_DIRECTIVE_
Return the records from the first line through the line containing "ax = fig.add_axes([6", and leave out the pictures.

Collection entries:
☆ ☆ ☆ ☆

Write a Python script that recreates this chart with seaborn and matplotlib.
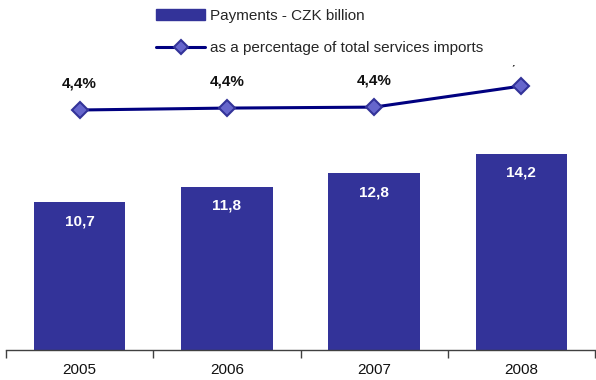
import matplotlib
matplotlib.use("Agg")
import matplotlib.pyplot as plt
import matplotlib.patches as mpatches
from matplotlib.lines import Line2D
import numpy as np
import seaborn as sns

years = ["2005", "2006", "2007", "2008"]
payments = [10.7, 11.8, 12.8, 14.2]
pct = [4.36, 4.40, 4.42, 4.86]

sns.set_theme(style="white")
plt.rcParams["font.family"] = ["Liberation Sans", "DejaVu Sans"]

BAR = "#333399"
LINE = "#000080"
MFACE = "#6666CC"

W, H = 596, 380
fig = plt.figure(figsize=(W / 100, H / 100), dpi=100)
ax = fig.add_axes([6 / W, 1 - 350 / H, 589 / W, 350 / H])

sns.barplot(x=years, y=payments, color=BAR, saturation=1, width=0.62, ax=ax, zorder=2,
            edgecolor=BAR, linewidth=0)
ax.set_xlim(-0.5, 3.5)
ax.set_ylim(0, 350 / 13.8)
ax.set_xlabel("")
ax.set_ylabel("")
ax.set_yticks([])
for s in ["left", "right", "top"]:
    ax.spines[s].set_visible(False)
ax.spines["bottom"].set_color("#404040")
ax.spines["bottom"].set_linewidth(1)
ax.set_xticks(np.arange(len(years)))
ax.set_xticklabels(years, fontsize=11, color="#111111")
ax.tick_params(axis="x", which="both", bottom=True)
ax.tick_params(axis="x", which="major", length=0, pad=9)
ax.set_xticks(np.arange(-0.5, len(years)), minor=True)
ax.tick_params(axis="x", which="minor", length=6, width=1, color="#404040", direction="out")

for i, v in enumerate(payments):
    ax.annotate(f"{v:.1f}".replace(".", ","), (i, v), xytext=(0, -13.5), textcoords="offset points",
                ha="center", va="center", color="white", fontsize=11, fontweight="bold")

ax2 = ax.twinx()
px_per_unit = 48.0
lo = 4.36 - 240 / px_per_unit
ax2.set_ylim(lo, lo + 350 / px_per_unit)
ax2.set_yticks([])
for s in ["left", "right", "top", "bottom"]:
    ax2.spines[s].set_visible(False)
xs = np.arange(len(years))
sns.lineplot(x=xs, y=pct, ax=ax2, color=LINE, linewidth=2.2, marker="D", markersize=8,
             markerfacecolor=MFACE, markeredgecolor=BAR, markeredgewidth=1.5)
ax2.set_xlim(-0.5, 3.5)
for i, v in enumerate(pct):
    ax2.annotate(f"{v:.1f}".replace(".", ",") + "%", (i, v), xytext=(0, 16.5), textcoords="offset points",
                 ha="center", va="baseline", color="#111111", fontsize=11, fontweight="bold")

# legend area (white box covering the top)
cover = mpatches.Rectangle((140 / W, 1 - 65 / H), 456 / W, 65 / H, transform=fig.transFigure,
                           facecolor="white", edgecolor="none", zorder=3)
fig.patches.append(cover)

handles = [mpatches.Patch(facecolor=BAR, edgecolor=BAR),
           Line2D([0], [0], color=LINE, linewidth=2.2, marker="D", markersize=7,
                  markerfacecolor=MFACE, markeredgecolor=BAR, markeredgewidth=1.5)]
labels = ["Payments - CZK billion", "as a percentage of total services imports"]
leg = fig.legend(handles, labels, loc="upper left", bbox_to_anchor=(150 / W, 1 - 3 / H),
                 frameon=False, fontsize=11, handlelength=3.2, handletextpad=0.3,
                 labelspacing=1.2, borderaxespad=0)
leg.set_zorder(5)

fig.savefig("out.png", dpi=100, facecolor="white")
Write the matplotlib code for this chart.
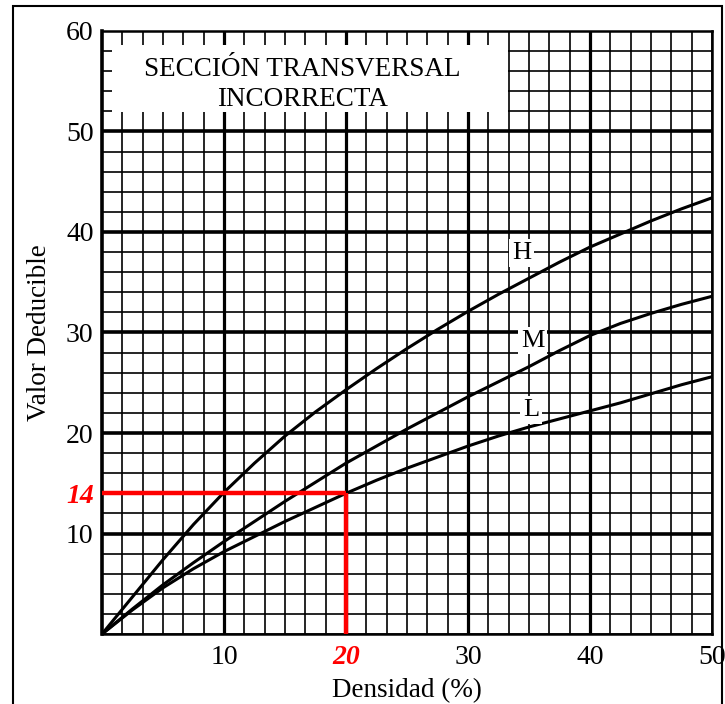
import numpy as np
import matplotlib
matplotlib.use("Agg")
import matplotlib.pyplot as plt
from matplotlib.patches import Rectangle

plt.rcParams['font.family'] = ['Liberation Serif', 'DejaVu Serif']

# values
densidad = [0, 2.5, 5, 7.5, 10, 12.5, 15, 17.5, 20, 22.5, 25, 27.5, 30,
            32.5, 35, 37.5, 40, 42.5, 45, 47.5, 50]
curva_h = [0, 3.7, 7.4, 10.9, 14.1, 17.0, 19.7, 22.1, 24.3, 26.4, 28.4, 30.3,
           32.1, 33.8, 35.4, 37.0, 38.5, 39.8, 41.1, 42.3, 43.4]
curva_m = [0, 2.5, 4.9, 7.1, 9.2, 11.2, 13.2, 15.1, 17.0, 18.7, 20.4, 22.0,
           23.6, 25.1, 26.6, 28.2, 29.7, 30.9, 31.9, 32.8, 33.6]
curva_l = [0, 2.4, 4.6, 6.5, 8.2, 9.7, 11.2, 12.6, 14.0, 15.3, 16.5, 17.6,
           18.7, 19.7, 20.6, 21.4, 22.2, 23.0, 23.9, 24.8, 25.6]

x_ticks = [10, 20, 30, 40, 50]
y_ticks = [10, 14, 20, 30, 40, 50, 60]
lectura_x = 20
lectura_y = 14

fig = plt.figure(figsize=(7.25, 7.04), dpi=100)
ax = fig.add_axes([0.1407, 0.0994, 0.8413, 0.8566])
ax.set_xlim(0, 50)
ax.set_ylim(0, 60)

# paper grid: minor every 10/6 in x, every 2 in y, thick every 10
minor_x = np.linspace(0, 50, 31)
minor_y = np.arange(0, 61, 2)
ax.vlines(minor_x, 0, 60, color='black', lw=1.2, zorder=1)
ax.hlines(minor_y, 0, 50, color='black', lw=1.2, zorder=1)
ax.vlines([10, 20, 30, 40], 0, 60, color='black', lw=2.3, zorder=1)
ax.hlines([10, 20, 30, 40, 50], 0, 50, color='black', lw=2.6, zorder=1)

ax.plot(densidad, curva_h, color='black', lw=2.2, zorder=3)
ax.plot(densidad, curva_m, color='black', lw=2.2, zorder=3)
ax.plot(densidad, curva_l, color='black', lw=2.2, zorder=3)

# red reading lines
ax.plot([0, lectura_x], [lectura_y, lectura_y], color='red', lw=3.2, zorder=4,
        solid_capstyle='butt')
ax.plot([lectura_x, lectura_x], [0, lectura_y], color='red', lw=3.2, zorder=4,
        solid_capstyle='butt')

# title box
ax.add_patch(Rectangle((0.8, 51.9), 32.5, 6.7, facecolor='white',
                       edgecolor='none', zorder=5))
ax.text(16.4, 56.2, 'SECCIÓN TRANSVERSAL', ha='center', va='center',
        fontsize=19.5, zorder=6)
ax.text(16.4, 53.2, 'INCORRECTA', ha='center', va='center',
        fontsize=19.5, zorder=6)

lbl = dict(facecolor='white', edgecolor='none', pad=2)
ax.text(34.4, 37.9, 'H', ha='center', va='center', fontsize=19, bbox=lbl, zorder=6)
ax.text(35.3, 29.2, 'M', ha='center', va='center', fontsize=19, bbox=lbl, zorder=6)
ax.text(35.2, 22.3, 'L', ha='center', va='center', fontsize=19, bbox=lbl, zorder=6)

ax.set_xticks(x_ticks)
ax.set_xticklabels([str(v) for v in x_ticks], fontsize=20)
ax.set_yticks(y_ticks)
ax.set_yticklabels([str(v) for v in y_ticks], fontsize=20)
ax.tick_params(length=0)
ax.tick_params(axis='x', pad=8)
ax.tick_params(axis='y', pad=6)
for t in ax.get_xticklabels():
    if t.get_text() == str(lectura_x):
        t.set_color('red')
        t.set_fontweight('bold')
        t.set_fontstyle('italic')
for t in ax.get_yticklabels():
    if t.get_text() == str(lectura_y):
        t.set_color('red')
        t.set_fontweight('bold')
        t.set_fontstyle('italic')

ax.set_xlabel('Densidad (%)', fontsize=19.5, labelpad=6)
ax.set_ylabel('Valor Deducible', fontsize=19.5, labelpad=10)

for s in ax.spines.values():
    s.set_linewidth(1.8)
ax.spines['left'].set_linewidth(2.6)

# outer frame
fig.add_artist(Rectangle((13 / 725, -0.02), 709 / 725, 1 - 6 / 704 + 0.02,
                         transform=fig.transFigure, fill=False,
                         edgecolor='black', lw=1.5))

fig.savefig('out.png', dpi=100)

☆ ☆ ☆ ☆

_RESPONSE FOR THIS EXERCISE_
Write a Python script that recreates this chart with seaborn and matplotlib.
import matplotlib
matplotlib.use("Agg")
import matplotlib.pyplot as plt
import matplotlib.patches as mpatches
from matplotlib.lines import Line2D
import numpy as np
import seaborn as sns

years = ["2005", "2006", "2007", "2008"]
payments = [10.7, 11.8, 12.8, 14.2]
pct = [4.36, 4.40, 4.42, 4.86]

sns.set_theme(style="white")
plt.rcParams["font.family"] = ["Liberation Sans", "DejaVu Sans"]

BAR = "#333399"
LINE = "#000080"
MFACE = "#6666CC"

W, H = 596, 380
fig = plt.figure(figsize=(W / 100, H / 100), dpi=100)
ax = fig.add_axes([6 / W, 1 - 350 / H, 589 / W, 350 / H])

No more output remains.